05/01/2013

 

 

 

Plan panel virtually rejects special category status to Bihar, says it gets special package

 

 

Patna,(BiharTimes): The Planning Commission has virtually ruled out any special category status for Bihar on the plea that the state gets a special package of Rs 1,500 crore per year for five years, which has been there since the 10th Five-Year Plan.

The Planning Commission thinks Bihar’s interests could be served better if its current financial package for the state is allocated more funds, rather than the ‘special category’ status the state is demanding.

A senior Planning Commission official was quoted in a report from New Delhi published in Business Standard on Thursday as saying: “It is unlikely that Bihar would get more money by changing the criteria of special category states. It would get more money by simply expanding the ongoing package.”

“The Commission is planning to renew the package for the 12th Five-Year Plan as well, but by how much will depend on available resources,” the official said.

He said though the state might not have a special category status, it was getting a significant amount of funds through special programmes.

“Usually, funds allocated through centrally sponsored schemes are five times the normal central assistance a state gets. In that sense, Bihar already gets a sizeable amount,” the official said.

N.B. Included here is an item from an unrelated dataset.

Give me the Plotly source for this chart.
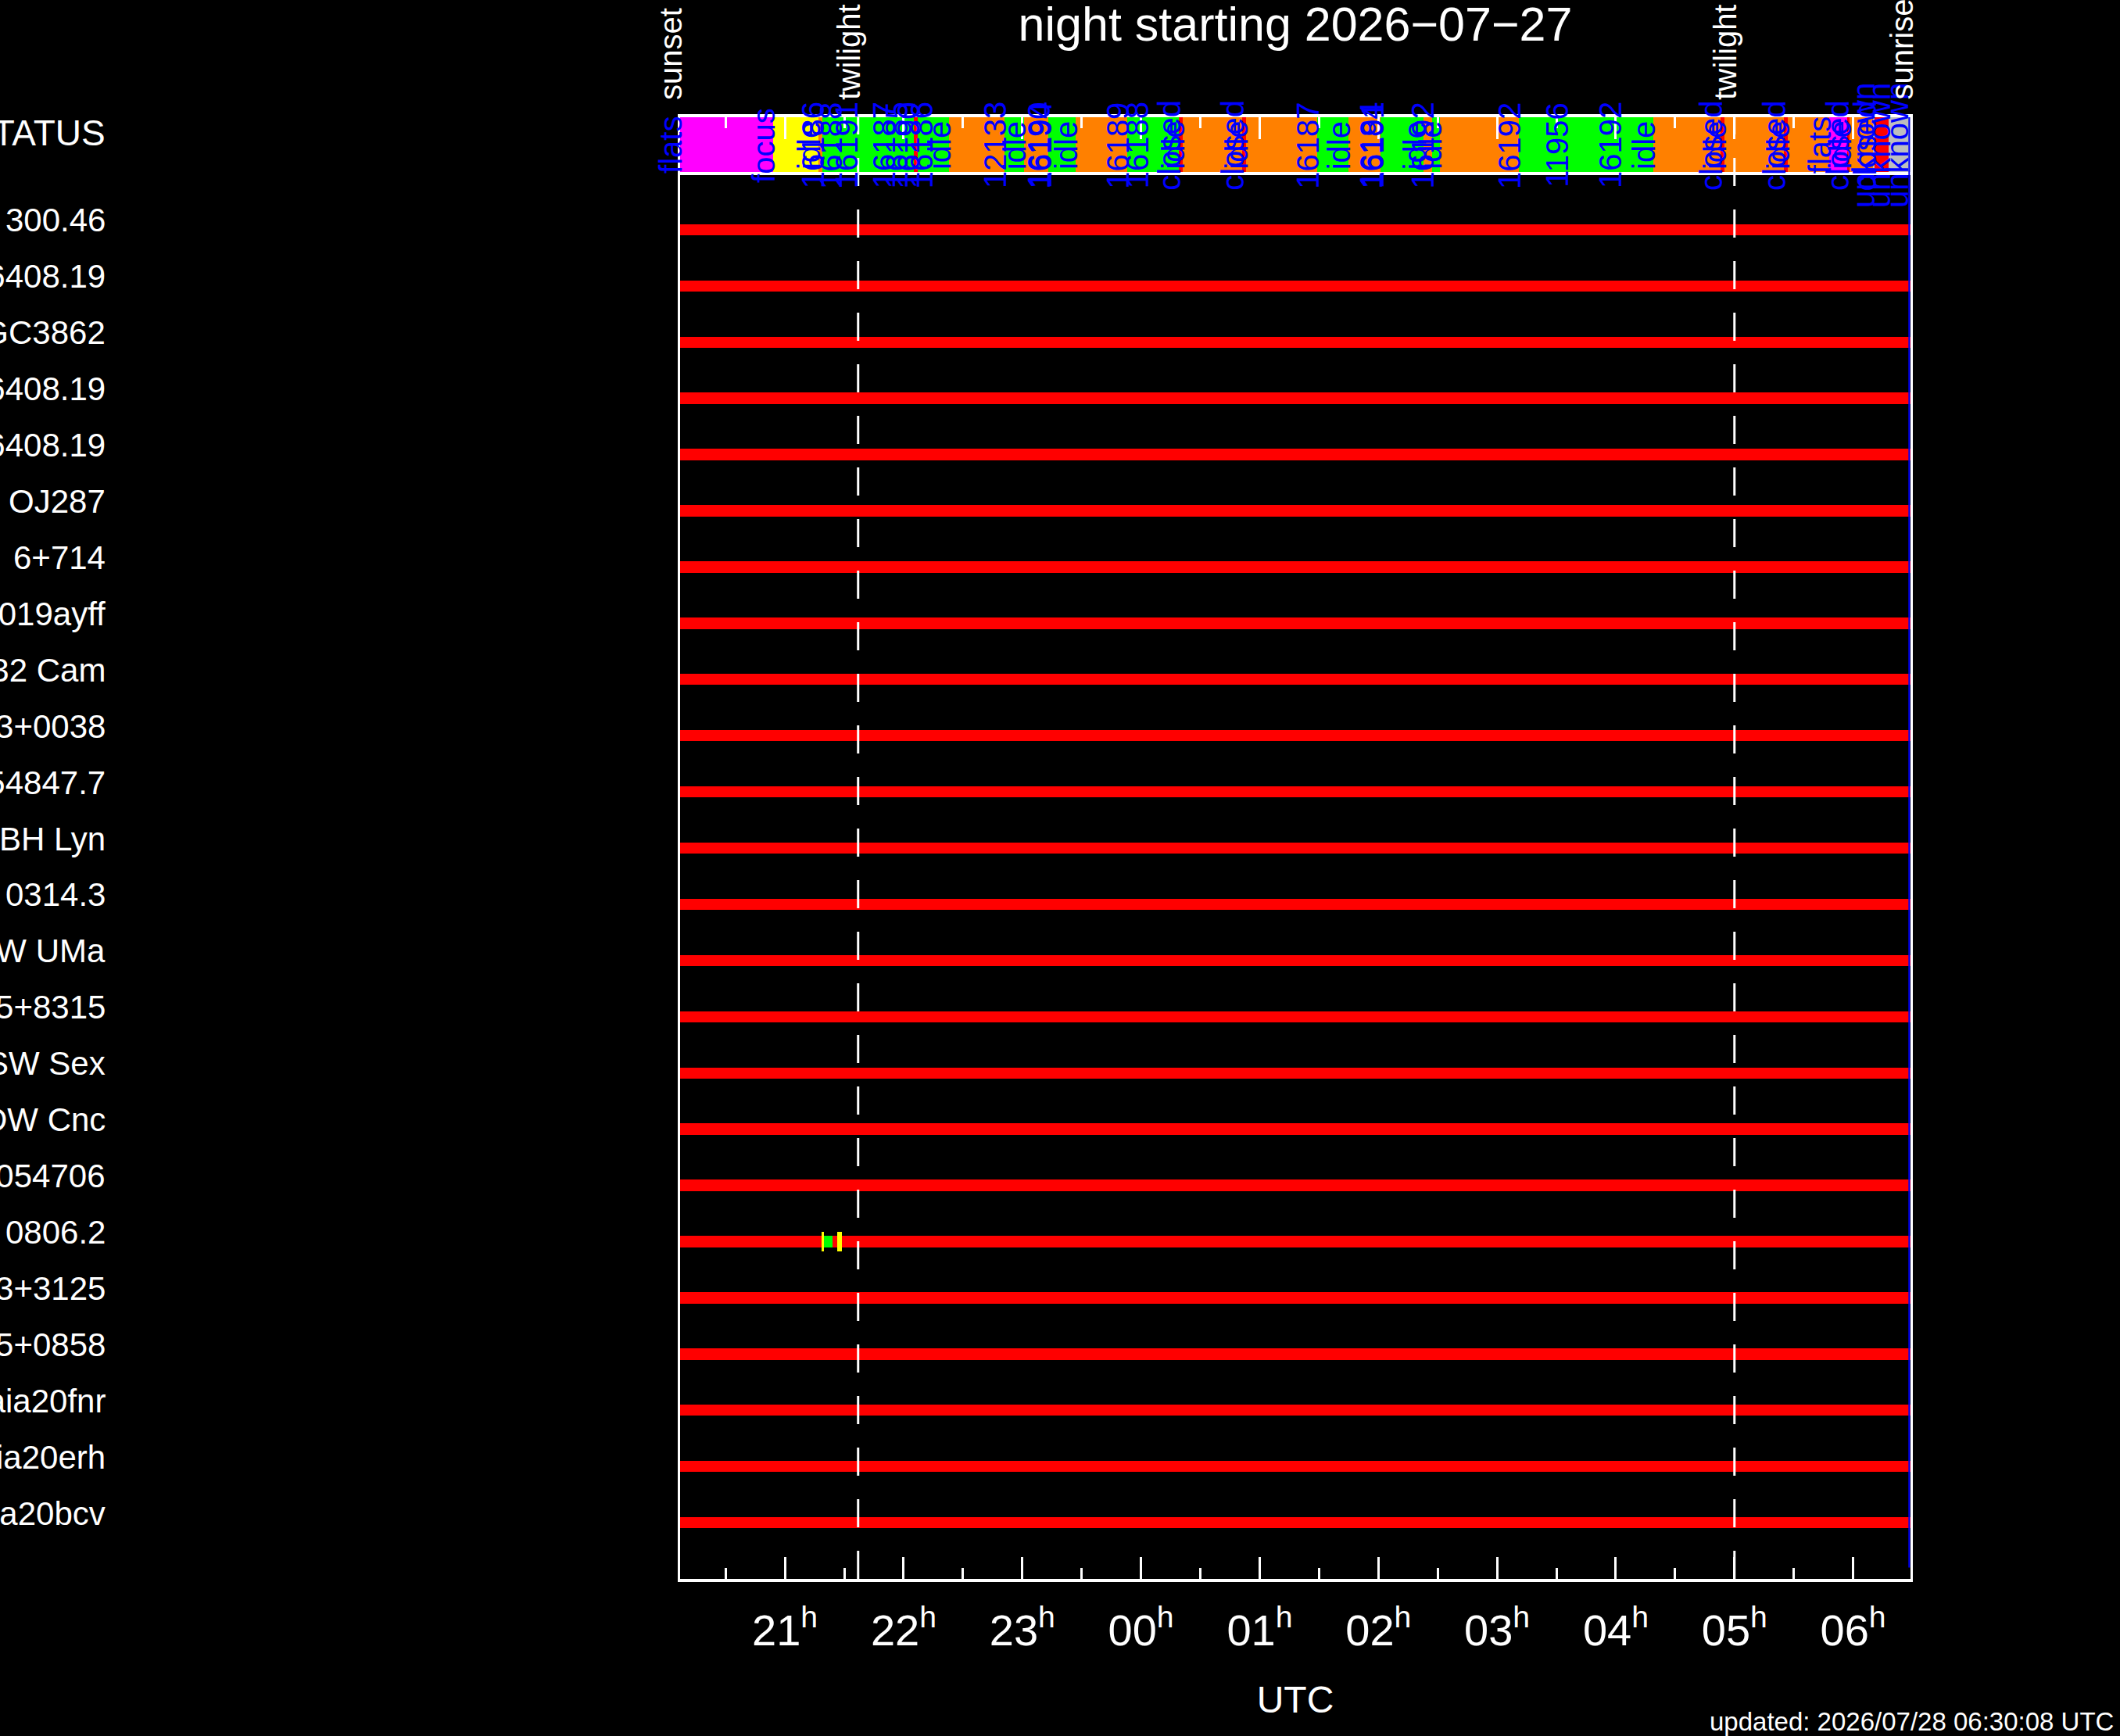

Special category for Bihar would mean alteration of the current formula of 30 per cent loan and 70 per cent grant to 10 per cent loan and 90 per cent grant for centrally-sponsored schemes and external aid, besides tax breaks.

A special category status is accorded to a state on the basis of five conditions––hilly and difficult terrain, low population density and sizeable share of tribal population, strategic location along borders with neighbouring countries, economic and infrastructure backwardness and non-viable state finances.

On these grounds, an Inter-tMinisterial Group, set up after the intervention of Prime Minister Manmohan Singh, had rejected the Bihar government’s plea to grant it the status of a backward state.